John D. Beatty - 8/9/2010

While all here are correct, another issue was who was going to surrender what to whom? Japan's civil government was about to be abolished. Would anyone in the war council offer a surrender? Not likely. To the Soviets? Even more remote. To the Chinese? Never, not voluntarily.

The "peace offers floated in 1944 and early 1945 came from people who were not authorized by anyone to negotiate an armistice, because that's pretty much what they offered. Nothing like these terms would be presented by anyone Japanese.


Lewis Bernstein - 8/9/2010

Where is the citation for the "Japanese surrender offer?"
I am not persuaded by the author's argument. All I have seen is the after the fact justifications for the position.
What was known at the time by the decision makers? Who really thought the Japanese would surrender peacefully? Please remember, the Japanese army had not yet suffered a decisive defeat outside the Pacific islands even though the navy had been destroyed. Public opinion in Japan, as we have been able to reconstruct it, was not convinced of the hopelessness of their cause until the US fleet appeared off shore and began to bombard targets that were left unopposed.
The Japanese army was convinced that to have "100 million die as one" would be preferable to surrender.


Roger Brown - 8/9/2010

This "peace offer" from January 1945 reads like a draft of possible _Allied_ terms to be presented to the Japanese government (e.g., as occurred in the later Potsdam Declaration). On what basis does the author believe it is a _Japanese_ offer (Mr. Trohan's credentials aside)?

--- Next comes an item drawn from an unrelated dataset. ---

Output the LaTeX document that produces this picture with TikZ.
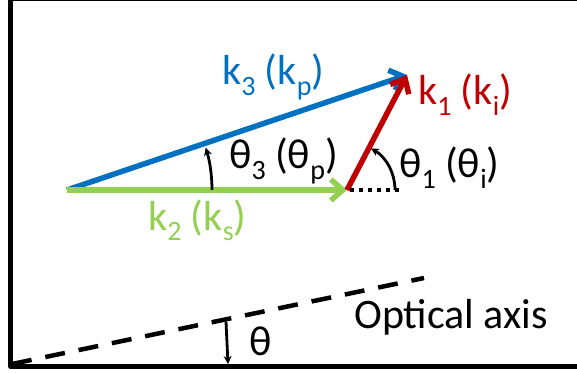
\documentclass[tikz,border=0pt]{standalone}
\usepackage{fontspec}
\setmainfont{Carlito}
\usetikzlibrary{arrows.meta}
\definecolor{kblue}{RGB}{0,112,192}
\definecolor{kgreen}{RGB}{146,208,80}
\definecolor{kred}{RGB}{192,0,0}
\newcommand{\lowsub}[1]{\raisebox{-0.25em}{\fontsize{28}{28}\selectfont #1}}

\begin{document}
\begin{tikzpicture}[x=1pt, y=1pt, line join=round,
    every node/.style={inner sep=0pt, anchor=base west, font=\fontsize{42}{50}\selectfont},
    wave/.style={line width=5.5, -{Straight Barb[length=12,width=21]}},
    angarrow/.style={line width=2.8, -{Stealth[length=8,width=8]}}]
      \useasboundingbox (0,0) rectangle (577,372);
      \clip (0,0) rectangle (577,372);
      \draw[line width=4.5] (600,5.5) -- (10.5,5.5) -- (10.5,373.5) -- (600,373.5);

      \coordinate (o) at (67,182);
      \coordinate (j) at (347,182);
      \coordinate (t) at (407,297);
      \coordinate (d0) at (350,182);
      \coordinate (d1) at (402,182);
      \coordinate (th3s) at (212,182);
      \coordinate (th1s) at (395,182);
      \coordinate (ax0) at (12,8);
      \coordinate (ax1) at (424,94);
      \coordinate (thtop) at (226,50);
      \coordinate (thbot) at (228,8);

      \draw[wave, kblue] (o) -- (t);
      \draw[wave, kgreen] (o) -- (j);
      \draw[wave, kred] (j) -- (t);
      \draw[line width=4, dash pattern=on 4 off 5] (d0) -- (d1);
      \draw[angarrow] (th3s) arc[start angle=0, end angle=17, radius=145];
      \draw[angarrow] (th1s) arc[start angle=0, end angle=60, radius=48];
      \draw[line width=4.5, dash pattern=on 20 off 14] (ax0) -- (ax1);
      \draw[angarrow] (thtop) -- (thbot);

      \node[text=kblue] (k3lab) at (222,287) {k\lowsub{3} (k\lowsub{p})};
      \node[text=kred] (k1lab) at (418,267) {k\lowsub{1} (k\lowsub{i})};
      \node[text=kgreen] (k2lab) at (148,142) {k\lowsub{2} (k\lowsub{s})};
      \node (th3lab) at (229,203) {θ\lowsub{3} (θ\lowsub{p})};
      \node (th1lab) at (399,194) {θ\lowsub{1} (θ\lowsub{i})};
      \node (thlab) at (249,17) {θ};
      \node (axlab) at (354,44) {Optical axis};
    \end{tikzpicture}
\end{document}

Jonathan Dresner - 8/8/2010

There are two obvious errors in this piece, and a curious positioning issue. First, I don't believe any discussion of the atomic bombings has ever ignored the strategic question of necessity, except for those that take a 'first principles' approach to the acceptability of atomic weapons. So the introduction is weak.

The proffered surrender terms "of late January 1945" are not "identical to the final surrender terms ... Other than retention of the emperor": the open-ended reformist Occupation of Japan, the conversion of Japan from an Axis enemy to a Cold War ally, none of that would have been likely under a conditional surrender that left Japan's constitutional and political revision to Japan's post-war leadership. Japanese proposals - coming from some of Japan's most liberal leadership in modern history - for constitutional revision were laughably minor, largely retaining the Emperor-centered irresponsibility which made pre-war Japanese politics so interesting and, ultimately, deadly. There's no evidence that a lighter hand would have produced real reform.

The discussion of post-surrender disposition of Japanese forces and equipment in China is fatally one-sided: Japanese forces in China were given direct authorization by the US to continue fighting against Communist forces, and a great deal of their equipment and personnel ended up in the hands of the Guomindang; at best, it was a wash.